The Church has historically fostered civil liberty, supporting self-government and independence from despotic power, provided justice is upheld. Yet, this liberty is bounded: the Catholic Encyclopedia clarifies that while Church and State spheres are distinct—the temporal for the State, the spiritual for the Church—executive overreach into spiritual matters or abuse of temporal power undermines civil order itself.
A cornerstone limit on executive authority is the principle of subsidiarity, which prohibits higher authorities from usurping functions proper to lower communities (individuals, families, civil society). Pope John Paul II in Centesimus Annus emphasizes that the State exists to protect rights, not stifle them: "the individual, the family and society are prior to the State, and inasmuch as the State exists in order to protect their rights and not stifle them." The State's role is instrumental, intervening only when necessary and respecting sectoral autonomy.
This extends to economic and social spheres. The executive must guarantee stability, private property, and public services but cannot control all aspects of life: "The State could not directly ensure the right to work for all its citizens unless it controlled every aspect of economic life and restricted the free initiative of individuals." Excessive intervention, as in the "Welfare State" or "Social Assistance State," leads to loss of human energies and bureaucratic dominance, violating subsidiarity: "a community of a higher order should not interfere in the internal life of a community of a lower order, depriving the latter of its functions."

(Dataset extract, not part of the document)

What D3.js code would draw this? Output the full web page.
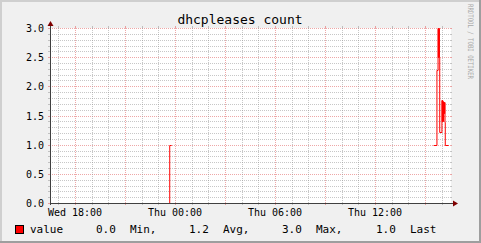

Pope Benedict XVI reinforces this in Caritas in Veritate, advocating a multi-layered economy where State, market, and civil society interact without one dominating: "Solidarity is first and foremost a sense of responsibility on the part of everyone with regard to everyone, and it cannot therefore be merely delegated to the State." Justice requires gratuitousness from the outset, not just State redistribution.
Executive authority must direct society toward the common good, defending goods markets cannot handle, such as the environment or basic rights. Yet limits persist: "there are collective and qualitative needs which cannot be satisfied by market mechanisms... [but] these mechanisms carry the risk of an 'idolatry' of the market." The State oversees but prioritizes individual initiative.
In development, executives promote solidarity through taxes and collaboration but avoid technocracy: "Economics and technology are meaningless if they do not benefit man, for it is he they are to serve." Authentic progress fosters the whole person, not mere growth.
The Church-State distinction prevents executive encroachment on religious freedom. Temporal power respects the Church's independence, as Gallican errors illustrated; conflicts arise from abuse, not principle. Obedience is owed unless the State violates natural or revealed law: "The Church bids her members see in the civil power 'the minister of God', and never justifies disobedience, except in those rare cases when the State openly violates the natural or the revealed law."
In summary, Catholic teaching limits executive authority to moral bounds, subsidiarity, service of the common good, and deference to spiritual authority. It promotes ordered liberty, warning against absolutism, over-intervention, or idolatry of State power, always prioritizing the human person under God.